COINSURANCE: In property insurance, a clause under which the insured shares in losses to the extent that he is underinsured at the time of loss. Ocean Marine shipments are subject to the Co-Insurance Clause.

EXAMPLE: If goods are worth $100,000; If the goods are insured for $50,000; and there is a $40,000 loss: Then the Insurer will pay only $20,000 for the loss. Goods were insured for half their value, thus settlement is made at half the loss.

INSURANCE: Insurance is a social device that protects people and businesses against certain types of losses by transferring risks from individuals to groups.

RISK: Risk is the uncertainty about loss that exists whenever more than one outcome is possible.

INSURER: The Insurer is the individual, company or entity assuming risks and agreeing to pay claims or provide services.

INSURED: The Insured is the person or business covered by the insurance who pays the premiums in exchange for protection against losses.

INSURANCE POLICY: The insurance policy is a contract, a legal document, which establishes the terms of the agreement between the insurer and the insured.

INSURANCE CLAIM: The insurance claim is a demand for payment of any loss which may be covered, in whole or in part, by an insurance policy.

LOSS: A loss is any reduction in the quality, quantity, or value of something.

DIRECT LOSSES: Direct losses are covered under Ocean Marine cargo insurance when property is lost, stolen, damaged or destroyed under the terms, conditions, and wordings of the Insurance policy.

PERIL: A cause of a potential loss.

HAZARD: Anything that increases the seriousness of a loss or increases the likelihood that a loss will occur is a hazard.

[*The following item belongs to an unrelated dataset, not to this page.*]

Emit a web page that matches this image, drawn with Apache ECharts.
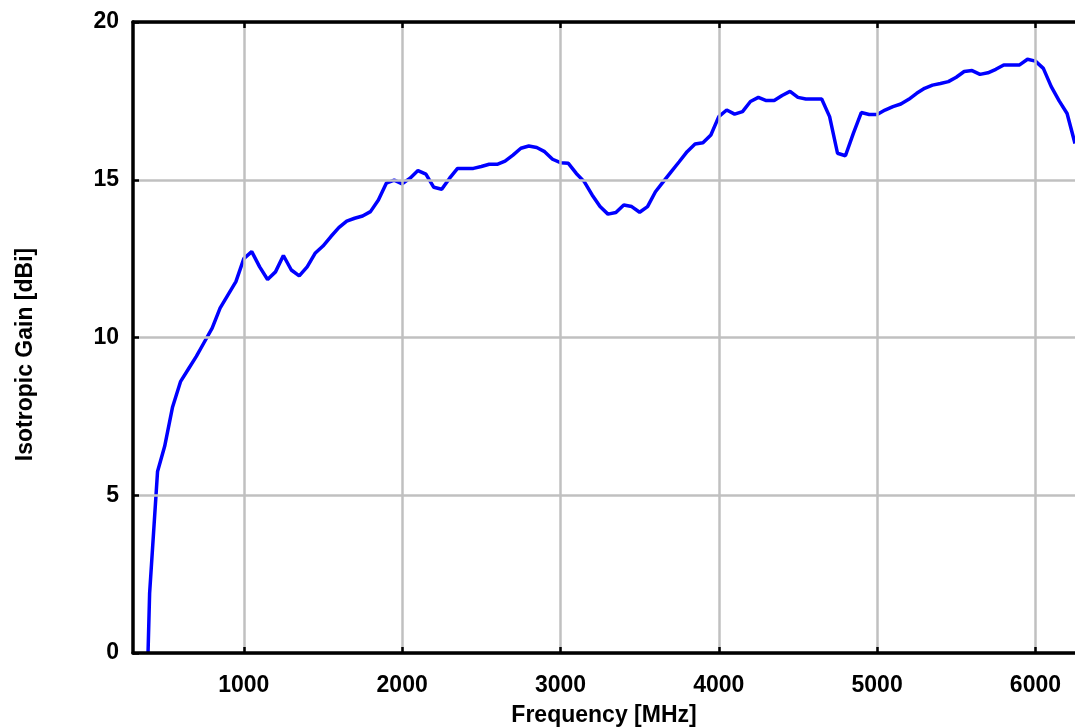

PHYSICAL HAZARDS arise from material, structural, or operational features of a risk situation. MORAL HAZARDS arise from people's habits that increase the possibility of loss. MORALE HAZARDS arise out of human carelessness or irresponsibility. LEGAL HAZARDS arise from court actions that increase the likelihood or size of a loss.

RISK is the uncertain potential for loss. PERILS are things that cause losses. HAZARDS are catalysts that trigger or advance perils.